If you have a pathological fear of performing but have always wanted to partake in some sort of communal musical frivolity, read on. I have a solution to your problem. Turn the fate of your lapsed sightreading skills around! Erase the scars left by pushy, gospel-obsessed music teachers! Eliminate the possibility of having all eyes on you by hiding behind someone else’s head! Sing quietly along to Talking Heads in your bedroom no longer, my friend. Sing loudly and proudly in a choir!
The things you’ll need to join a choir are as follows:
1. A voice – if it can hold a tune, that’s a bonus.
2. That is all.
Choirs come in various shapes and sizes. We recommend joining a small themed choir – for example, ‘we only sing sad songs‘, or ‘we only sing epic arrangements of Beyonce tracks‘ as opposed to jumping straight into Handel’s Messiah or trying out for the Morricone 100-plus ensemble.

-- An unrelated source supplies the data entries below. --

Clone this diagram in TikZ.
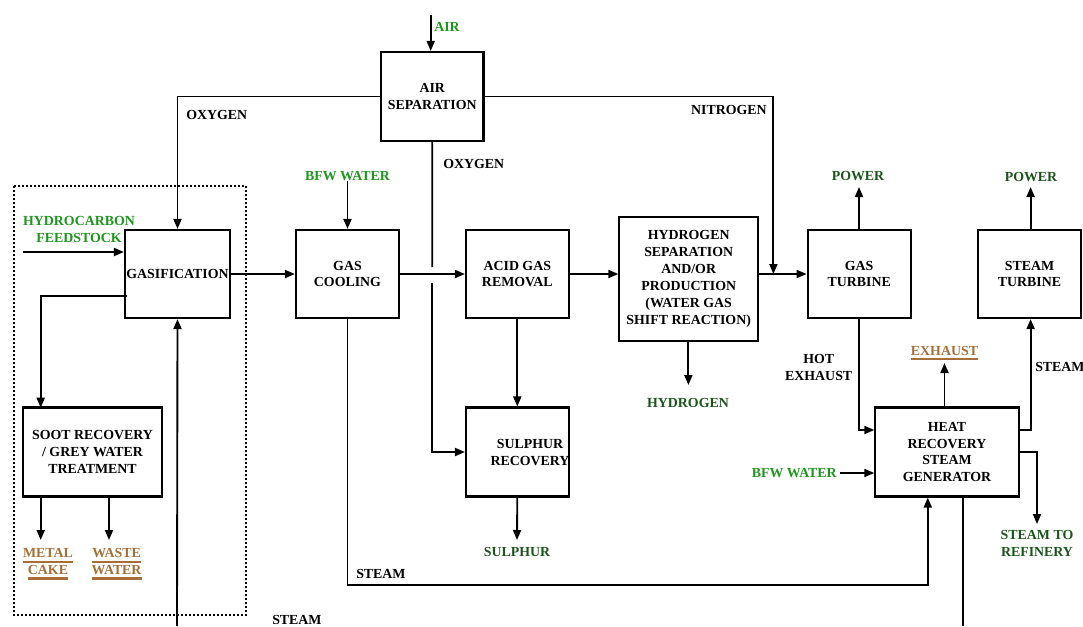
\documentclass[tikz,border=0pt]{standalone}
\usepackage{fontspec}
\setmainfont{Liberation Serif}
\newcommand{\undl}[1]{\leavevmode\setbox0\hbox{#1}\rlap{\vrule height -2.2pt depth 3.8pt width \wd0}\box0}
\usetikzlibrary{arrows.meta}
\definecolor{lgreen}{HTML}{1E961E}
\definecolor{dgreen}{HTML}{1C551C}
\definecolor{brownx}{HTML}{A86E38}
\begin{document}
\begin{tikzpicture}[x=0.75pt,y=-0.75pt,
  box/.style={draw, line width=1.6pt, align=center, inner sep=0pt, font=\fontsize{10.4}{12.7}\selectfont\bfseries},
  lab/.style={align=center, inner sep=0pt, font=\fontsize{10.4}{12.7}\selectfont\bfseries},
  conn/.style={line width=1.4pt},
  arr/.style={line width=1.4pt, -{Triangle[length=7.5pt,width=6pt]}}]
\useasboundingbox (0,0) rectangle (1083,626);
% dotted region
\draw[line width=1.4pt, dash pattern=on 1.4pt off 1.6pt] (13.8,186) rectangle (246,615);
% boxes
\node[box, minimum width=76.9pt, minimum height=66.75pt] (airsep) at (432.25,96.5) {AIR\\SEPARATION};
\node[box, minimum width=78.75pt, minimum height=66pt] (gasif) at (177.5,274) {GASIFICATION};
\node[box, minimum width=77.25pt, minimum height=66pt] (cool) at (347.5,274) {GAS\\COOLING};
\node[box, minimum width=76.95pt, minimum height=66pt] (acid) at (517.3,274) {ACID GAS\\REMOVAL};
\node[box, minimum width=103.95pt, minimum height=93pt] (hyd) at (688.7,279) {HYDROGEN\\SEPARATION\\AND/OR\\PRODUCTION\\(WATER GAS\\SHIFT REACTION)};
\node[box, minimum width=77.25pt, minimum height=66pt] (gt) at (859.2,274) {GAS\\TURBINE};
\node[box, minimum width=77.25pt, minimum height=66pt] (st) at (1029.5,274) {STEAM\\TURBINE};
\node[box, minimum width=103.7pt, minimum height=66.75pt] (soot) at (92.5,452) {SOOT RECOVERY\\/ GREY WATER\\TREATMENT};
\node[box, minimum width=76.95pt, minimum height=66.75pt] (sulph) at (517.3,452) {};
\node[lab] (sulphtxt) at (530,452.5) {SULPHUR\\RECOVERY};
\node[box, minimum width=107.4pt, minimum height=66.75pt] (hrsg) at (947,452) {HEAT\\RECOVERY\\STEAM\\GENERATOR};
% labels
\node[lab, text=lgreen, anchor=west] (air) at (434,27) {AIR};
\node[lab, anchor=west] (oxy1) at (186,115) {OXYGEN};
\node[lab, anchor=west] (oxy2) at (443,164) {OXYGEN};
\node[lab, anchor=east] (nitro) at (767,110) {NITROGEN};
\node[lab, text=lgreen] (bfw1) at (347.5,176) {BFW WATER};
\node[lab, text=lgreen] (feed) at (79,229.5) {HYDROCARBON\\FEEDSTOCK};
\node[lab, text=dgreen] (pow1) at (858,176) {POWER};
\node[lab, text=dgreen] (pow2) at (1031,177) {POWER};
\node[lab, text=dgreen] (h2) at (688,403) {HYDROGEN};
\node[lab, text=dgreen] (sul) at (517,552) {SULPHUR};
\node[lab, text=dgreen] (str) at (1037,543.5) {STEAM TO\\REFINERY};
\node[lab] (hot) at (818.7,367.5) {HOT\\EXHAUST};
\node[lab, text=brownx] (exh) at (944.5,353) {\undl{EXHAUST}};
\node[lab, anchor=west] (steamr) at (1035,367) {STEAM};
\node[lab, text=lgreen, anchor=east] (bfw2) at (837,473) {BFW WATER};
\node[lab, anchor=west] (steamm) at (356,574) {STEAM};
\node[lab, anchor=west] (steamb) at (272,620) {STEAM};
\node[lab, text=brownx] (metal) at (48,564) {\undl{METAL}\\\undl{CAKE}};
\node[lab, text=brownx] (waste) at (116.6,564) {\undl{WASTE}\\\undl{WATER}};
% coordinates
\coordinate (airin) at (430.7,15);
\coordinate (gaptop) at (432.3,267);
\coordinate (gapbot) at (432.3,283);
\coordinate (nitroend) at (773.4,274);
\coordinate (feedin) at (23,252);
\coordinate (sootout) at (127,296);
\coordinate (sootin) at (40.7,407.7);
\coordinate (metaltop) at (40.7,540);
\coordinate (wastetop) at (109,540);
\coordinate (steamin) at (177,626);
\coordinate (sulend) at (517,540);
\coordinate (h2end) at (688.4,385);
\coordinate (pow1end) at (859,187);
\coordinate (pow2end) at (1030.6,187);
\coordinate (exhend) at (944.5,363);
\coordinate (strend) at (1037,524);
\coordinate (bfw2start) at (840,473);
\coordinate (steamcorner) at (927.8,585);
\coordinate (hrsgout) at (962.6,626);
% connectors
\draw[arr] (airin) -- (airin |- airsep.north);
\draw[arr] (airsep.west) -| (gasif.north);
\draw[conn] (airsep.south) -- (gaptop);
\draw[arr] (gapbot) |- (sulph.west);
\draw[arr] (airsep.east) -| (nitroend);
\draw[arr] (bfw1.south) -- (cool.north);
\draw[arr] (feedin) -- (feedin -| gasif.west);
\draw[arr] (gasif.east) -- (cool.west);
\draw[arr] (cool.east) -- (acid.west);
\draw[arr] (acid.east) -- (acid.east -| hyd.west);
\draw[arr] (acid.east -| hyd.east) -- (gt.west);
\draw[arr] (sootout) -| (sootin);
\draw[arr] (sootin |- soot.south) -- (metaltop);
\draw[arr] (wastetop |- soot.south) -- (wastetop);
\draw[arr] (steamin) -- (gasif.south);
\draw[arr] (acid.south) -- (sulph.north);
\draw[arr] (sulph.south) -- (sulend);
\draw[arr] (hyd.south -| h2end) -- (h2end);
\draw[arr] (gt.north -| pow1end) -- (pow1end);
\draw[arr] (st.north -| pow2end) -- (pow2end);
\draw[arr] (gt.south -| pow1end) |- (hrsg.west |- 0,430);
\draw[arr] (exhend |- hrsg.north) -- (exhend);
\draw[arr] (hrsg.east |- 0,430) -| (st.south -| pow2end);
\draw[arr] (hrsg.east |- 0,452) -| (strend);
\draw[arr] (bfw2start) -- (bfw2start -| hrsg.west);
\draw[arr] (cool.south) |- (steamcorner) -- (steamcorner |- hrsg.south);
\draw[conn] (hrsgout |- hrsg.south) -- (hrsgout);
\end{tikzpicture}
\end{document}
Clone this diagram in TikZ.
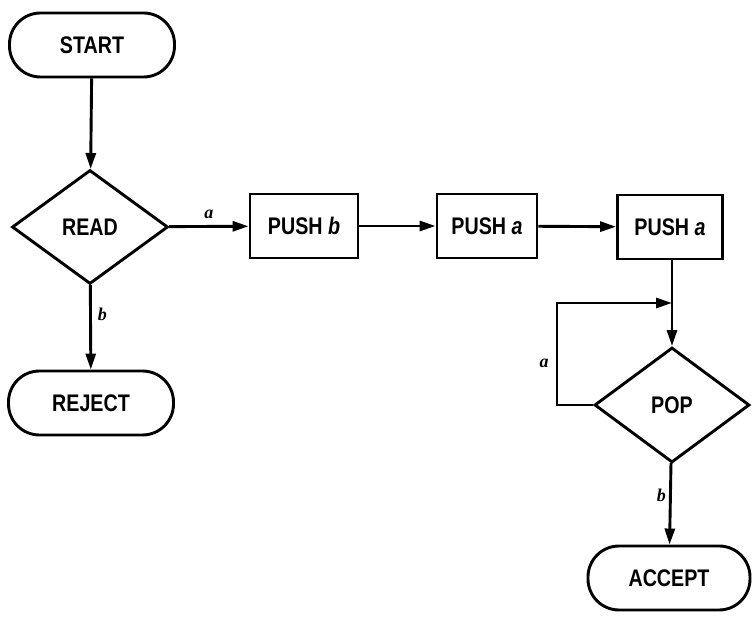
\documentclass[tikz,border=0pt]{standalone}
\usepackage{fontspec}
\setmainfont{Liberation Sans}[FakeStretch=0.82]
\newfontfamily\lblfont{Liberation Serif}
\usetikzlibrary{shapes.geometric,arrows.meta}
\begin{document}
\begin{tikzpicture}[x=1pt,y=-1pt,
  line width=2.9pt,
  every node/.style={font=\fontsize{24}{26}\selectfont\bfseries},
  term/.style={draw, rounded corners=31pt, minimum width=165pt, minimum height=64pt, inner sep=0pt},
  stackbox/.style={draw, minimum height=64pt, inner sep=0pt},
  decide/.style={draw, diamond, minimum width=156pt, minimum height=114pt, inner sep=0pt},
  lbl/.style={font=\lblfont\itshape\bfseries\fontsize{18}{20}\selectfont, inner sep=0pt},
  arr/.style={-{Triangle[length=16pt,width=10pt]}}]
\useasboundingbox (0,0) rectangle (753,617);
\node[term] (start) at (92,45) {START};
\node[decide] (read) at (90,227) {READ};
\node[term] (reject) at (91,403) {REJECT};
\node[stackbox, minimum width=108pt] (pushb) at (304,226) {PUSH \textit{b}};
\node[stackbox, minimum width=100pt] (pusha1) at (487,226) {PUSH \textit{a}};
\node[stackbox, minimum width=105pt] (pusha2) at (670,227) {PUSH \textit{a}};
\node[decide, minimum width=155pt, minimum height=115pt] (pop) at (672,405) {POP};
\node[term, minimum width=162pt] (accept) at (669,578) {ACCEPT};
\coordinate (j) at (pop.north |- 0,303);
\coordinate (lc) at (557,303);
\draw[arr] (start) -- (read);
\draw[arr] (read) -- node[lbl, above=6pt] (la) {a} (pushb);
\draw[arr] (read) -- node[lbl, right=6pt, pos=0.35] (lb) {b} (reject);
\draw[arr] (pushb) -- (pusha1);
\draw[arr] (pusha1) -- (pusha2);
\draw[arr] (pusha2.south -| pop.north) -- (pop.north);
\draw[arr] (pop.west) -| (lc) -- (j);
\node[lbl] (la3) at (544,363) {a};
\draw[arr] (pop) -- node[lbl, left=3pt, pos=0.4] (lb2) {b} (accept);
\end{tikzpicture}
\end{document}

Hey, why not set up a choir with your friends? It works best if you know some boys with deep voices and some girls with high ones (or, y’know, vice versa), and it will help if at least one of you is somewhat music-literate. There will always be one person who is great on the volume but not so great on the pitch, and another who was a child prodigy and will demand that everyone pay extra close attention to the 6/8 timing in the coda instead of just bumbling on through. Everyone else will fit somewhere in between, and after a rough practice or two with some Googled sheet music your dulcet tones will be bringing sweet a capella action to lounge rooms, parks, stoops and concert halls in no time. Christmas is a great time to get started – we promise your neighbours will really appreciate a rousing rendition of Good King Wenceslas at 3am on a Saturday. True!